Pour fonder sa décision, le Conseil d'Etat juge en premier lieu que, du fait de la notification 24 h à l'avance, "la circulaire ne saurait, dès lors, être regardée comme conférant aux agents de l'Office français de l'immigration et de l'intégration un pouvoir d'accès aux locaux des gestionnaires de centres sans l'accord de ces derniers" et que "par ailleurs, la circulaire attaquée ne confère par elle-même aucun pouvoir de contrainte, notamment de la part de l'Office français de l'immigration et de l'intégration, à l'égard des personnes hébergées".

Pas de dérogations aux dispositions législatives et réglementaires

Sur le fond, le Conseil d'Etat estime qu'"en prescrivant un suivi attentif des situations administratives des personnes hébergées et en indiquant que devront être tirées toutes les conséquences de cet examen en matière de droit au séjour et d'orientation de ces personnes, la circulaire ne saurait être regardée comme dérogeant aux dispositions législatives et réglementaires applicables en matière d'hébergement des demandeurs d'asile et de droit au séjour".
Outre les aspects juridiques, la rédaction de ces considérants a aussi pour effet d'encadrer la mise en œuvre de ces contrôles et de limiter les risques de dérives vers un éventuel arbitraire. Sur ce point le Conseil d'Etat reprend d'ailleurs les éléments qui avaient été mis en avant, dans le même esprit d'encadrement, par le juge des référés. Conclusion : "A la lumière de cette interprétation, le Conseil d'Etat juge les critiques des associations infondées et rejette leurs recours".

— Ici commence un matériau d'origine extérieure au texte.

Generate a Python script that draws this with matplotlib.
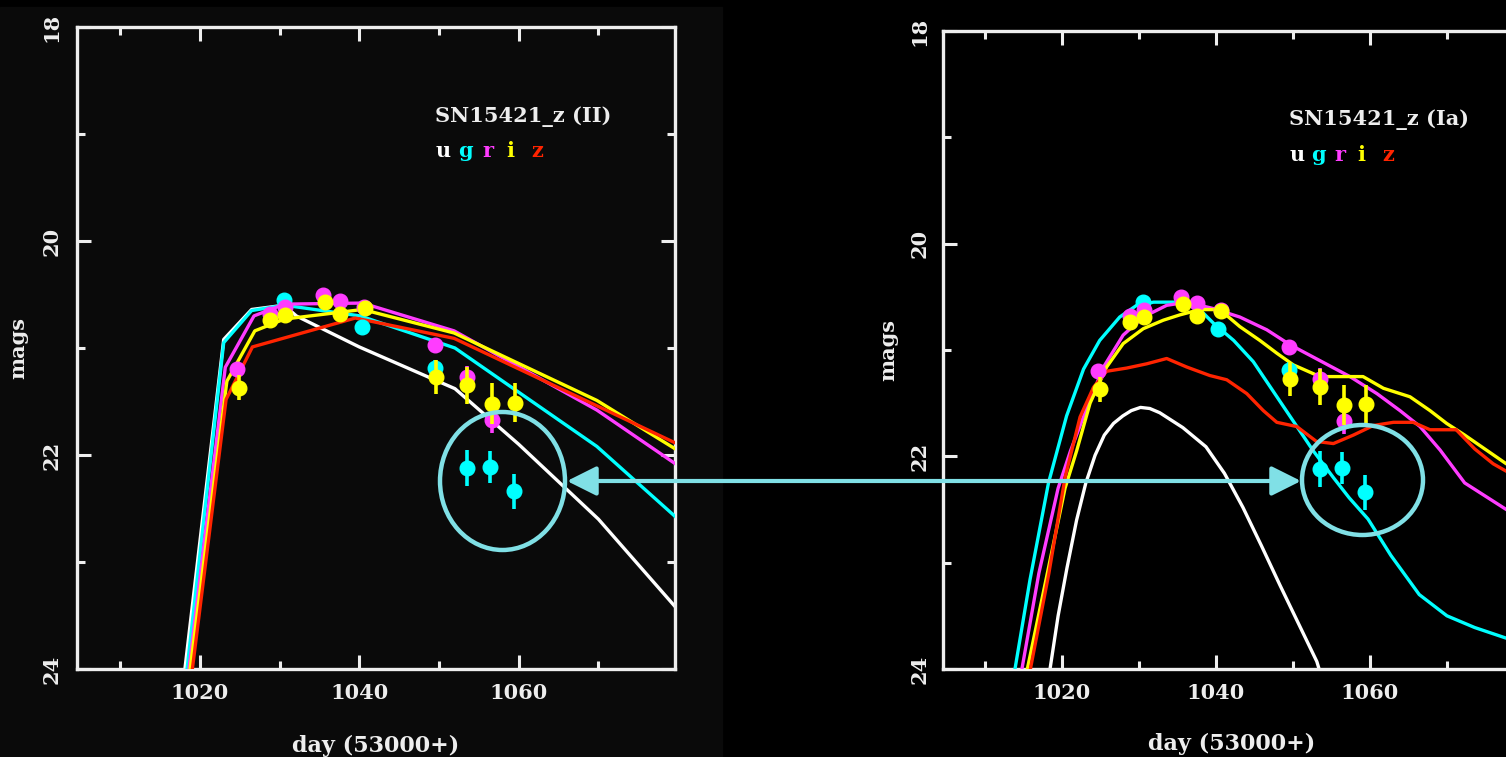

Le Conseil d'Etat annule une disposition de la circulaire relative à l'évolution du parc d'hébergement d'urgence
En revanche, dans sa seconde décision du 11 avril 2018 (n°417208), le Conseil d'Etat annule la circulaire du 4 décembre 2017 relative à l'évolution du parc d'hébergement des demandeurs d'asile et des réfugiés, qui mettait en place une organisation des structures d'hébergement en trois niveaux et revoyait la gouvernance du dispositif (voir notre article ci-dessous du 14 décembre 2017 sur le contenu de ce texte). L'annulation ne porte toutefois pas sur l'ensemble du contenu de cette circulaire de 66 pages, mais uniquement sur la disposition prévoyant, à l'annexe 3.2 du document, que les gestionnaires des hébergements d'urgence pour demandeurs d'asile pourront mettre fin à la prise en charge des résidents demandeurs d'asile. C'est donc seulement une demie victoire pour les associations requérantes, qui demandaient l'annulation de l'ensemble de la circulaire. Il convient au passage de relever que plusieurs associations importantes - Fédération des acteurs de la solidarité, Emmaüs, Fehap, Uniopss, Armée du Salut... – s'étaient d'ailleurs désistées entretemps de ce second recours.

 

Références : Conseil d'Etat, section du contentieux, 2e et 7e chambres, décisions n°417206 et 417208 du 11 avril 2018, Fédération des acteurs de la solidarité et autres.